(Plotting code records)
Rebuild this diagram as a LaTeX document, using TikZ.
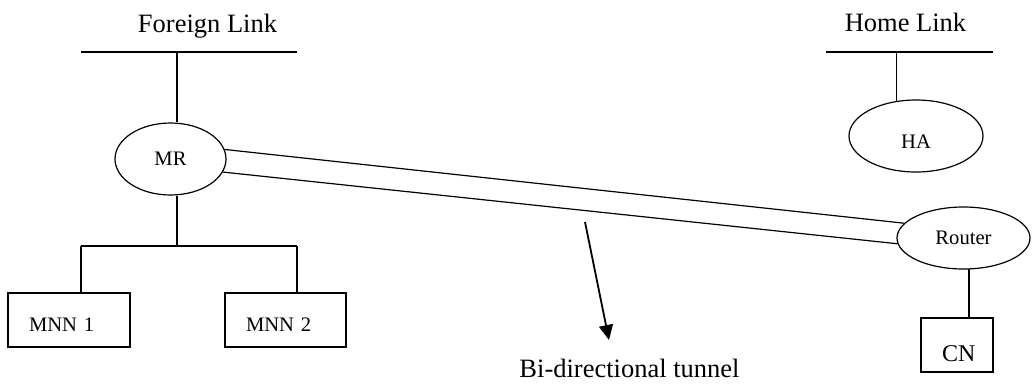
\documentclass[tikz,border=0pt]{standalone}
\usepackage{fontspec}
\setmainfont{Liberation Serif}
\usetikzlibrary{shapes.geometric,arrows.meta}

\tikzset{
  host/.style={draw, ellipse, inner sep=0pt, font=\fontsize{20.6}{24}\selectfont},
  hostbox/.style={draw, rectangle, inner xsep=21pt, inner ysep=0pt, minimum height=54pt,
    align=left, text height=23.5pt, text depth=0pt, font=\fontsize{20.6}{24}\selectfont},
  linklabel/.style={anchor=base, inner sep=0pt, font=\fontsize{26.5}{30}\selectfont}
}

\begin{document}
\begin{tikzpicture}[x=1pt, y=-1pt, line width=1.2pt]
\useasboundingbox (0,0) rectangle (1033,383);

% the two links
\coordinate (fl1) at (81,52);
\coordinate (fl2) at (297,52);
\coordinate (hl1) at (826,52);
\coordinate (hl2) at (993,52);
\draw (fl1) -- (fl2);
\draw (hl1) -- (hl2);
\node[linklabel] (foreign) at (207.5,32) {Foreign Link};
\node[linklabel] (home) at (905.5,31) {Home Link};

% routers and agents
\node[host, minimum width=111pt, minimum height=72pt] (mr) at (170.5,159) {MR};
\node[host, minimum width=134pt, minimum height=72pt, text height=25pt, text depth=0pt] (ha) at (916,136) {HA};
\node[host, minimum width=133pt, minimum height=62pt] (router) at (963.5,238) {Router};

% nodes behind the mobile router
\node[hostbox, text width=80pt] (mnn1) at (69,320) {MNN 1};
\node[hostbox, text width=79pt] (mnn2) at (285.5,320) {MNN 2};
\node[hostbox, text width=30pt, text height=33pt, font=\fontsize{24}{28}\selectfont] (cn) at (957,345) {CN};

\coordinate (fl) at (177,52);
\draw (fl) -- (fl |- mr.north);
\draw (ha.119 |- hl1) -- (ha.119);

\coordinate (b1) at (81,246);
\coordinate (b2) at (297,246);
\coordinate (bm) at (177,246);
\draw (bm |- mr.south) -- (bm);
\draw (b1) -- (b2);
\draw (b1) -- (b1 |- mnn1.north);
\draw (b2) -- (b2 |- mnn2.north);

\draw (router.280) -- (router.280 |- cn.north);

% tunnel
\draw (mr.10) -- (router.166);
\draw (mr.-14) -- (router.185);

\coordinate (tail) at (585,222);
\coordinate (tip) at (609,340);
\draw[line width=1.8pt, -{Triangle[width=14pt, length=15pt]}] (tail) -- (tip);
\node[linklabel] (tunnel) at (629.5,377) {Bi-directional tunnel};

\end{tikzpicture}
\end{document}
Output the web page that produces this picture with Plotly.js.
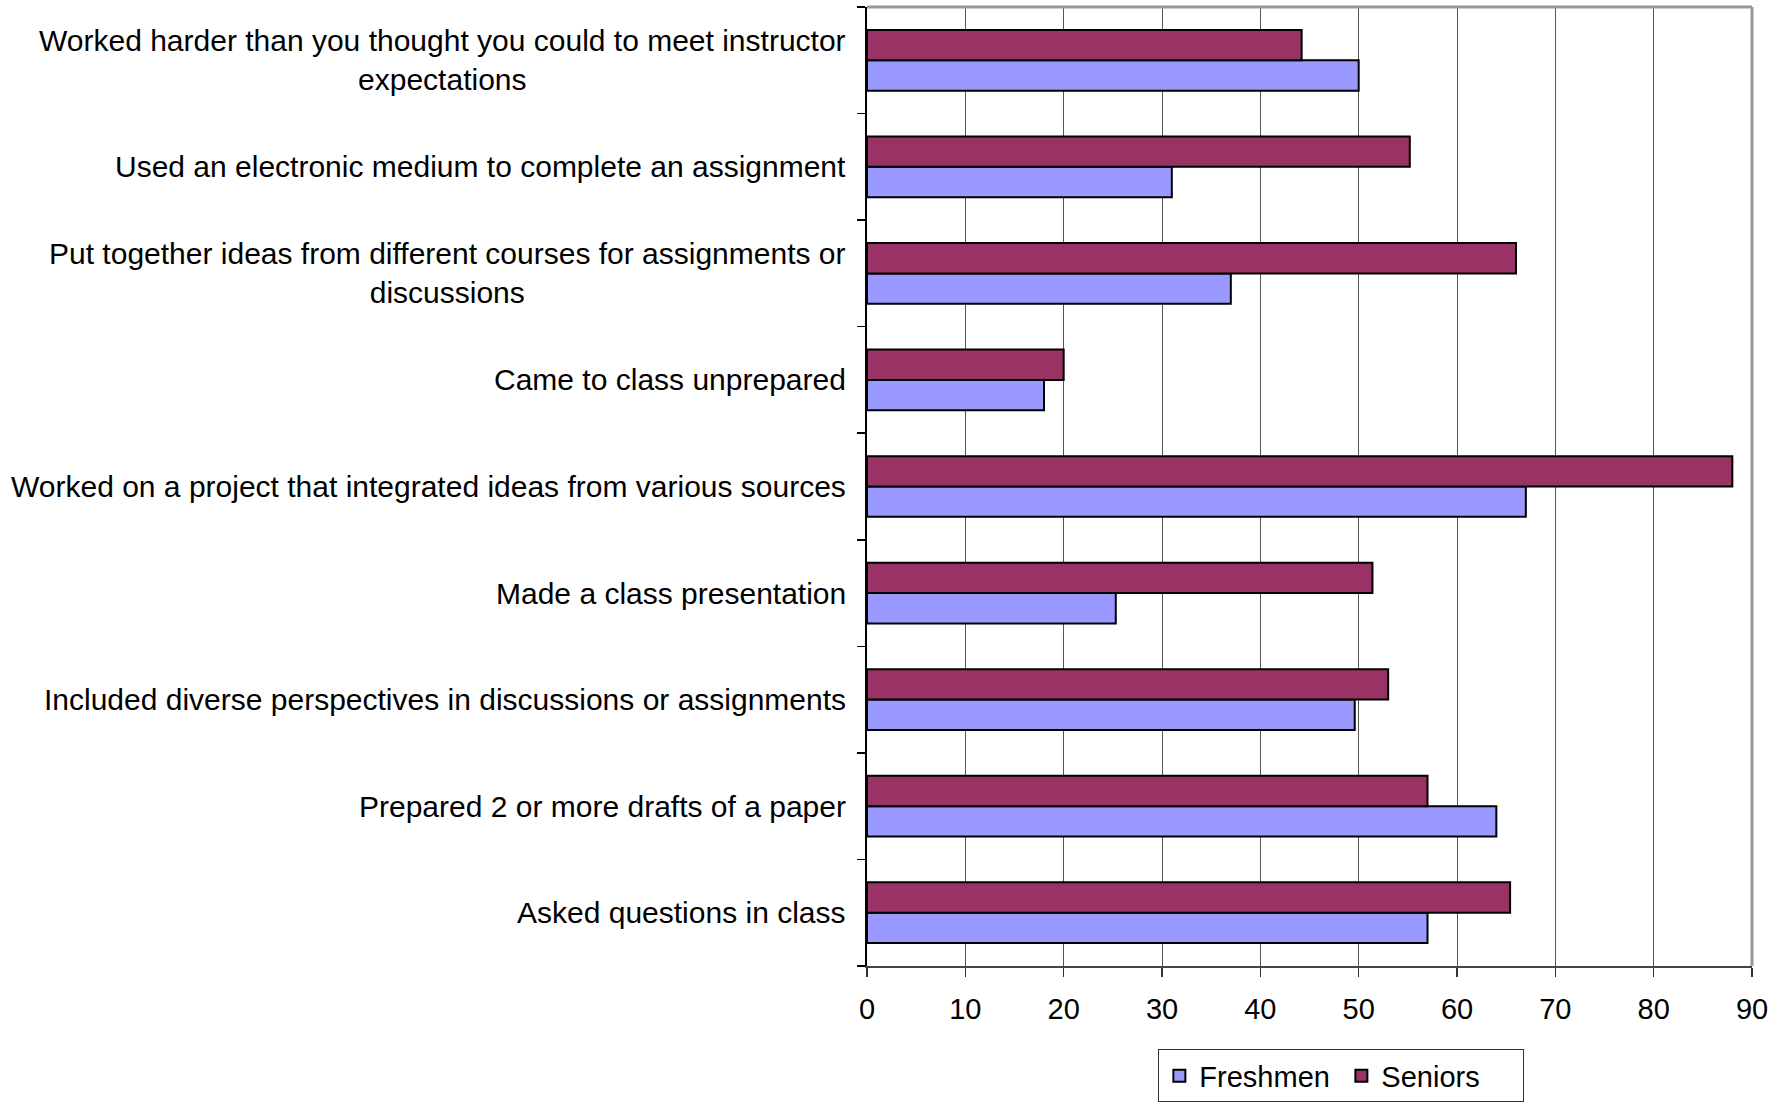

**Exercise**
All of the lines above should be retyped precisely, apart from the pictures.

**Reply to the task**
Rebuild this diagram as a LaTeX document, using TikZ.
\documentclass[tikz,border=0pt]{standalone}
\usepackage{fontspec}
\setmainfont{Liberation Serif}
\usetikzlibrary{shapes.geometric,arrows.meta}

\tikzset{
  host/.style={draw, ellipse, inner sep=0pt, font=\fontsize{20.6}{24}\selectfont},
  hostbox/.style={draw, rectangle, inner xsep=21pt, inner ysep=0pt, minimum height=54pt,
    align=left, text height=23.5pt, text depth=0pt, font=\fontsize{20.6}{24}\selectfont},
  linklabel/.style={anchor=base, inner sep=0pt, font=\fontsize{26.5}{30}\selectfont}
}

\begin{document}
\begin{tikzpicture}[x=1pt, y=-1pt, line width=1.2pt]
\useasboundingbox (0,0) rectangle (1033,383);

% the two links
\coordinate (fl1) at (81,52);
\coordinate (fl2) at (297,52);
\coordinate (hl1) at (826,52);
\coordinate (hl2) at (993,52);
\draw (fl1) -- (fl2);
\draw (hl1) -- (hl2);
\node[linklabel] (foreign) at (207.5,32) {Foreign Link};
\node[linklabel] (home) at (905.5,31) {Home Link};

% routers and agents
\node[host, minimum width=111pt, minimum height=72pt] (mr) at (170.5,159) {MR};
\node[host, minimum width=134pt, minimum height=72pt, text height=25pt, text depth=0pt] (ha) at (916,136) {HA};
\node[host, minimum width=133pt, minimum height=62pt] (router) at (963.5,238) {Router};

% nodes behind the mobile router
\node[hostbox, text width=80pt] (mnn1) at (69,320) {MNN 1};
\node[hostbox, text width=79pt] (mnn2) at (285.5,320) {MNN 2};
\node[hostbox, text width=30pt, text height=33pt, font=\fontsize{24}{28}\selectfont] (cn) at (957,345) {CN};

\coordinate (fl) at (177,52);
\draw (fl) -- (fl |- mr.north);
\draw (ha.119 |- hl1) -- (ha.119);

\coordinate (b1) at (81,246);
\coordinate (b2) at (297,246);
\coordinate (bm) at (177,246);
\draw (bm |- mr.south) -- (bm);
\draw (b1) -- (b2);
\draw (b1) -- (b1 |- mnn1.north);
\draw (b2) -- (b2 |- mnn2.north);

\draw (router.280) -- (router.280 |- cn.north);

% tunnel
\draw (mr.10) -- (router.166);
\draw (mr.-14) -- (router.185);

\coordinate (tail) at (585,222);
\coordinate (tip) at (609,340);
\draw[line width=1.8pt, -{Triangle[width=14pt, length=15pt]}] (tail) -- (tip);
\node[linklabel] (tunnel) at (629.5,377) {Bi-directional tunnel};

\end{tikzpicture}
\end{document}
Output the web page that produces this picture with Plotly.js.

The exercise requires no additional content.